■ Exercise details
All of the material should be reproduced exactly, with pictures left out.

■ Data lines
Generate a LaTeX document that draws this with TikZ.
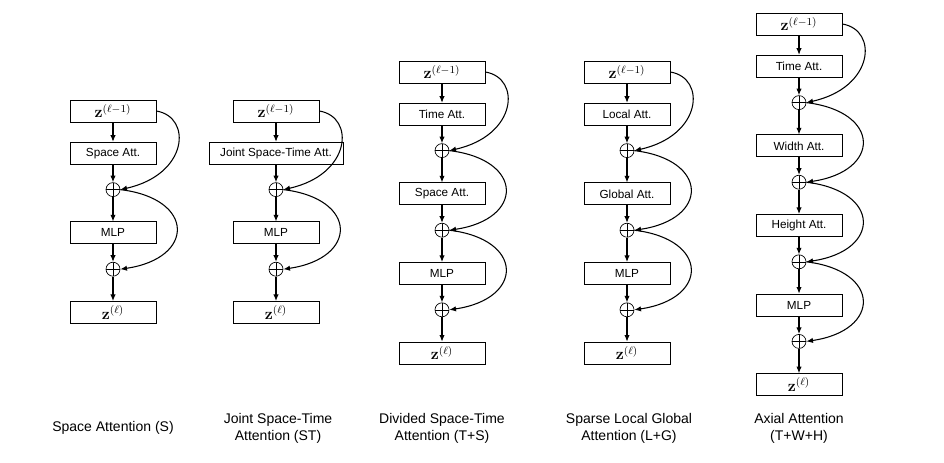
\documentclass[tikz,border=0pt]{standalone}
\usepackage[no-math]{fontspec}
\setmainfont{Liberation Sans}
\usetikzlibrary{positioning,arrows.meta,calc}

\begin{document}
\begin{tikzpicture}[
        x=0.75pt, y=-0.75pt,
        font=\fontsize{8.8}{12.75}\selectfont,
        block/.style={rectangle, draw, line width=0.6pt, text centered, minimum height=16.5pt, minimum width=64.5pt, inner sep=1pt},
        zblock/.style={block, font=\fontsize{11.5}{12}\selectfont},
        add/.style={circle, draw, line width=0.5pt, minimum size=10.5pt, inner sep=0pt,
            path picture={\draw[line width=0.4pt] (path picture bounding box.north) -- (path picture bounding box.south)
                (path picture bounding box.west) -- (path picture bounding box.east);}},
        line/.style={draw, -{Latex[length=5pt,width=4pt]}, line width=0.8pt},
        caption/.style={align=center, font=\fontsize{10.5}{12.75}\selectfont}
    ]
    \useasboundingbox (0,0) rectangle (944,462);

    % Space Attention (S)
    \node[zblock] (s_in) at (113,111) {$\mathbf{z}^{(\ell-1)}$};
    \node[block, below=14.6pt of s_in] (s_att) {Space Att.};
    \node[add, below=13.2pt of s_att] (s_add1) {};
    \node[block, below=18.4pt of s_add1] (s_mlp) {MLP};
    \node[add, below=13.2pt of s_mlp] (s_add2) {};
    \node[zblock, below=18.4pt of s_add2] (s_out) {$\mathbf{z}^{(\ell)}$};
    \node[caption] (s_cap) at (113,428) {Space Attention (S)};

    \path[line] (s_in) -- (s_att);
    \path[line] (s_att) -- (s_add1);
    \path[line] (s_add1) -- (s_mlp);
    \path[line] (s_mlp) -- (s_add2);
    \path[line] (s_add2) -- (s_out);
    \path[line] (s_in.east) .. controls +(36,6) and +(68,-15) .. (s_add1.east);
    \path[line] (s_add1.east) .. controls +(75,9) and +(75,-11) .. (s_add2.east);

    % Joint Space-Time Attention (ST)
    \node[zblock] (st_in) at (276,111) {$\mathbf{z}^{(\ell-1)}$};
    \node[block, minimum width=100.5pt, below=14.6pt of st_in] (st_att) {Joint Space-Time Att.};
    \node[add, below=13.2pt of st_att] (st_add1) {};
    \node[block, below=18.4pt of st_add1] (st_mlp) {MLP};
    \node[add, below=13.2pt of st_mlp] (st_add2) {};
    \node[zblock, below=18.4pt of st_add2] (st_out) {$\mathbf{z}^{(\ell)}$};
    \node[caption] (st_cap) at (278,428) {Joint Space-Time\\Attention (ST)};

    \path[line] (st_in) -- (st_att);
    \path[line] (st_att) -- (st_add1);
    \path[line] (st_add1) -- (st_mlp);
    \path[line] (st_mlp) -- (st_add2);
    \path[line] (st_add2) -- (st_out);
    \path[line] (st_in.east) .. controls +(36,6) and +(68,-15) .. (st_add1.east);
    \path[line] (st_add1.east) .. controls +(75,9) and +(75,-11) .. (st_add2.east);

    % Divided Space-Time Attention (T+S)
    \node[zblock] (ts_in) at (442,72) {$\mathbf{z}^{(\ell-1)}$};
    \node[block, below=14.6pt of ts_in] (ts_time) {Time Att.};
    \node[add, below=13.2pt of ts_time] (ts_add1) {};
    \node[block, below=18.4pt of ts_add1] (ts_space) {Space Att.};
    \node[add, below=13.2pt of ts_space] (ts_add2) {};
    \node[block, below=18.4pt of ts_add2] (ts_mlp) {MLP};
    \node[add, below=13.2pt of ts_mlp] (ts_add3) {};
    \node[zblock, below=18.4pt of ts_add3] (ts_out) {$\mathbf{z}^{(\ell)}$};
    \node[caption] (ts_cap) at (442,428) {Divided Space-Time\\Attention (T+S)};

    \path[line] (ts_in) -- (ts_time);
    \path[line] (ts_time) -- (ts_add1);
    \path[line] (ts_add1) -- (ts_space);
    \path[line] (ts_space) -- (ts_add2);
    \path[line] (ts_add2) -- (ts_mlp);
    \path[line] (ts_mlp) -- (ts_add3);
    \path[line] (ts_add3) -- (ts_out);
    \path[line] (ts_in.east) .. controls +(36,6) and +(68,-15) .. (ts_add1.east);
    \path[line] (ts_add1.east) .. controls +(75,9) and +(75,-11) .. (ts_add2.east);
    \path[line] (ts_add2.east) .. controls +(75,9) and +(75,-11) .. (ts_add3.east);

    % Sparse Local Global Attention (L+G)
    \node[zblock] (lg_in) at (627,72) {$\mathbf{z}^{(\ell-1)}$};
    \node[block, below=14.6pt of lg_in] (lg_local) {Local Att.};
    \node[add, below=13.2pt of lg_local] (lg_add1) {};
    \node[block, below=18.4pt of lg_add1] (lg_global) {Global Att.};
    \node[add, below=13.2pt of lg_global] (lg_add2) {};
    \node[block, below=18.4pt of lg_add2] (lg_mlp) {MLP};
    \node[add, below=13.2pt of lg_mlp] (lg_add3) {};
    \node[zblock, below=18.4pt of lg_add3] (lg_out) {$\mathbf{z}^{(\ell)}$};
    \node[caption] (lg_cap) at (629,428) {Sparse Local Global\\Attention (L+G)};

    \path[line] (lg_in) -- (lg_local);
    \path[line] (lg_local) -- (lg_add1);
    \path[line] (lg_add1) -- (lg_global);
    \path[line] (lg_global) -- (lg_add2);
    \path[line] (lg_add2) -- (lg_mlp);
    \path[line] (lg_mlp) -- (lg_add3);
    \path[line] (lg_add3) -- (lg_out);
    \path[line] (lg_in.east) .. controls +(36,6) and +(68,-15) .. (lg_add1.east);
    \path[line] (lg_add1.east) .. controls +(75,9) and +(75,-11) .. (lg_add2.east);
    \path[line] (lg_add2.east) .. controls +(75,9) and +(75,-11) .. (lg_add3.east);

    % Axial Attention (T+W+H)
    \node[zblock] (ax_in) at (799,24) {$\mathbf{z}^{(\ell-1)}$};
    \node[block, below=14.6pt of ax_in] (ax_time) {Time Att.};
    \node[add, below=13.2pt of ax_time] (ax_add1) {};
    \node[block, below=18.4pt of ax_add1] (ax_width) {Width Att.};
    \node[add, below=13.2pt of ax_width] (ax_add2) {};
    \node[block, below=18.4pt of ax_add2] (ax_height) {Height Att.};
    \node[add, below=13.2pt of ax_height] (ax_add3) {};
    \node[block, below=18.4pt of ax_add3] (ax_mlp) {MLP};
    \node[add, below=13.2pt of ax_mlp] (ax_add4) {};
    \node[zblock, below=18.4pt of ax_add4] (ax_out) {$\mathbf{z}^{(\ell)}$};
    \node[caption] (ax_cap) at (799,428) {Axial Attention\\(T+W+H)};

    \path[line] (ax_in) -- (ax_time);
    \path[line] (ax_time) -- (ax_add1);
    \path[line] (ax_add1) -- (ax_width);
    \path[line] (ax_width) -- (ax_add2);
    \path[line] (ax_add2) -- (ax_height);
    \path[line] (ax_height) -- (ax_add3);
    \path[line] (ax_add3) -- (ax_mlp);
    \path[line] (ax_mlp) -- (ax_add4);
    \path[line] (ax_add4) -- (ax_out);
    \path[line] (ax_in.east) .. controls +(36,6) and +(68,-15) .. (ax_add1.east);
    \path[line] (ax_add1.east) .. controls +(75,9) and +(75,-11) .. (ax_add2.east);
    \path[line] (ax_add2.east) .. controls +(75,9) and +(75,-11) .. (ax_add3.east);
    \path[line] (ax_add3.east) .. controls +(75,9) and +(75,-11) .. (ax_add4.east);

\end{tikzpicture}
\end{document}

■ Result
Generate a LaTeX document that draws this with TikZ.
\documentclass[tikz,border=0pt]{standalone}
\usepackage[no-math]{fontspec}
\setmainfont{Liberation Sans}
\usetikzlibrary{positioning,arrows.meta,calc}

\begin{document}
\begin{tikzpicture}[
        x=0.75pt, y=-0.75pt,
        font=\fontsize{8.8}{12.75}\selectfont,
        block/.style={rectangle, draw, line width=0.6pt, text centered, minimum height=16.5pt, minimum width=64.5pt, inner sep=1pt},
        zblock/.style={block, font=\fontsize{11.5}{12}\selectfont},
        add/.style={circle, draw, line width=0.5pt, minimum size=10.5pt, inner sep=0pt,
            path picture={\draw[line width=0.4pt] (path picture bounding box.north) -- (path picture bounding box.south)
                (path picture bounding box.west) -- (path picture bounding box.east);}},
        line/.style={draw, -{Latex[length=5pt,width=4pt]}, line width=0.8pt},
        caption/.style={align=center, font=\fontsize{10.5}{12.75}\selectfont}
    ]
    \useasboundingbox (0,0) rectangle (944,462);

    % Space Attention (S)
    \node[zblock] (s_in) at (113,111) {$\mathbf{z}^{(\ell-1)}$};
    \node[block, below=14.6pt of s_in] (s_att) {Space Att.};
    \node[add, below=13.2pt of s_att] (s_add1) {};
    \node[block, below=18.4pt of s_add1] (s_mlp) {MLP};
    \node[add, below=13.2pt of s_mlp] (s_add2) {};
    \node[zblock, below=18.4pt of s_add2] (s_out) {$\mathbf{z}^{(\ell)}$};
    \node[caption] (s_cap) at (113,428) {Space Attention (S)};

    \path[line] (s_in) -- (s_att);
    \path[line] (s_att) -- (s_add1);
    \path[line] (s_add1) -- (s_mlp);
    \path[line] (s_mlp) -- (s_add2);
    \path[line] (s_add2) -- (s_out);
    \path[line] (s_in.east) .. controls +(36,6) and +(68,-15) .. (s_add1.east);
    \path[line] (s_add1.east) .. controls +(75,9) and +(75,-11) .. (s_add2.east);

    % Joint Space-Time Attention (ST)
    \node[zblock] (st_in) at (276,111) {$\mathbf{z}^{(\ell-1)}$};
    \node[block, minimum width=100.5pt, below=14.6pt of st_in] (st_att) {Joint Space-Time Att.};
    \node[add, below=13.2pt of st_att] (st_add1) {};
    \node[block, below=18.4pt of st_add1] (st_mlp) {MLP};
    \node[add, below=13.2pt of st_mlp] (st_add2) {};
    \node[zblock, below=18.4pt of st_add2] (st_out) {$\mathbf{z}^{(\ell)}$};
    \node[caption] (st_cap) at (278,428) {Joint Space-Time\\Attention (ST)};

    \path[line] (st_in) -- (st_att);
    \path[line] (st_att) -- (st_add1);
    \path[line] (st_add1) -- (st_mlp);
    \path[line] (st_mlp) -- (st_add2);
    \path[line] (st_add2) -- (st_out);
    \path[line] (st_in.east) .. controls +(36,6) and +(68,-15) .. (st_add1.east);
    \path[line] (st_add1.east) .. controls +(75,9) and +(75,-11) .. (st_add2.east);

    % Divided Space-Time Attention (T+S)
    \node[zblock] (ts_in) at (442,72) {$\mathbf{z}^{(\ell-1)}$};
    \node[block, below=14.6pt of ts_in] (ts_time) {Time Att.};
    \node[add, below=13.2pt of ts_time] (ts_add1) {};
    \node[block, below=18.4pt of ts_add1] (ts_space) {Space Att.};
    \node[add, below=13.2pt of ts_space] (ts_add2) {};
    \node[block, below=18.4pt of ts_add2] (ts_mlp) {MLP};
    \node[add, below=13.2pt of ts_mlp] (ts_add3) {};
    \node[zblock, below=18.4pt of ts_add3] (ts_out) {$\mathbf{z}^{(\ell)}$};
    \node[caption] (ts_cap) at (442,428) {Divided Space-Time\\Attention (T+S)};

    \path[line] (ts_in) -- (ts_time);
    \path[line] (ts_time) -- (ts_add1);
    \path[line] (ts_add1) -- (ts_space);
    \path[line] (ts_space) -- (ts_add2);
    \path[line] (ts_add2) -- (ts_mlp);
    \path[line] (ts_mlp) -- (ts_add3);
    \path[line] (ts_add3) -- (ts_out);
    \path[line] (ts_in.east) .. controls +(36,6) and +(68,-15) .. (ts_add1.east);
    \path[line] (ts_add1.east) .. controls +(75,9) and +(75,-11) .. (ts_add2.east);
    \path[line] (ts_add2.east) .. controls +(75,9) and +(75,-11) .. (ts_add3.east);

    % Sparse Local Global Attention (L+G)
    \node[zblock] (lg_in) at (627,72) {$\mathbf{z}^{(\ell-1)}$};
    \node[block, below=14.6pt of lg_in] (lg_local) {Local Att.};
    \node[add, below=13.2pt of lg_local] (lg_add1) {};
    \node[block, below=18.4pt of lg_add1] (lg_global) {Global Att.};
    \node[add, below=13.2pt of lg_global] (lg_add2) {};
    \node[block, below=18.4pt of lg_add2] (lg_mlp) {MLP};
    \node[add, below=13.2pt of lg_mlp] (lg_add3) {};
    \node[zblock, below=18.4pt of lg_add3] (lg_out) {$\mathbf{z}^{(\ell)}$};
    \node[caption] (lg_cap) at (629,428) {Sparse Local Global\\Attention (L+G)};

    \path[line] (lg_in) -- (lg_local);
    \path[line] (lg_local) -- (lg_add1);
    \path[line] (lg_add1) -- (lg_global);
    \path[line] (lg_global) -- (lg_add2);
    \path[line] (lg_add2) -- (lg_mlp);
    \path[line] (lg_mlp) -- (lg_add3);
    \path[line] (lg_add3) -- (lg_out);
    \path[line] (lg_in.east) .. controls +(36,6) and +(68,-15) .. (lg_add1.east);
    \path[line] (lg_add1.east) .. controls +(75,9) and +(75,-11) .. (lg_add2.east);
    \path[line] (lg_add2.east) .. controls +(75,9) and +(75,-11) .. (lg_add3.east);

    % Axial Attention (T+W+H)
    \node[zblock] (ax_in) at (799,24) {$\mathbf{z}^{(\ell-1)}$};
    \node[block, below=14.6pt of ax_in] (ax_time) {Time Att.};
    \node[add, below=13.2pt of ax_time] (ax_add1) {};
    \node[block, below=18.4pt of ax_add1] (ax_width) {Width Att.};
    \node[add, below=13.2pt of ax_width] (ax_add2) {};
    \node[block, below=18.4pt of ax_add2] (ax_height) {Height Att.};
    \node[add, below=13.2pt of ax_height] (ax_add3) {};
    \node[block, below=18.4pt of ax_add3] (ax_mlp) {MLP};
    \node[add, below=13.2pt of ax_mlp] (ax_add4) {};
    \node[zblock, below=18.4pt of ax_add4] (ax_out) {$\mathbf{z}^{(\ell)}$};
    \node[caption] (ax_cap) at (799,428) {Axial Attention\\(T+W+H)};

    \path[line] (ax_in) -- (ax_time);
    \path[line] (ax_time) -- (ax_add1);
    \path[line] (ax_add1) -- (ax_width);
    \path[line] (ax_width) -- (ax_add2);
    \path[line] (ax_add2) -- (ax_height);
    \path[line] (ax_height) -- (ax_add3);
    \path[line] (ax_add3) -- (ax_mlp);
    \path[line] (ax_mlp) -- (ax_add4);
    \path[line] (ax_add4) -- (ax_out);
    \path[line] (ax_in.east) .. controls +(36,6) and +(68,-15) .. (ax_add1.east);
    \path[line] (ax_add1.east) .. controls +(75,9) and +(75,-11) .. (ax_add2.east);
    \path[line] (ax_add2.east) .. controls +(75,9) and +(75,-11) .. (ax_add3.east);
    \path[line] (ax_add3.east) .. controls +(75,9) and +(75,-11) .. (ax_add4.east);

\end{tikzpicture}
\end{document}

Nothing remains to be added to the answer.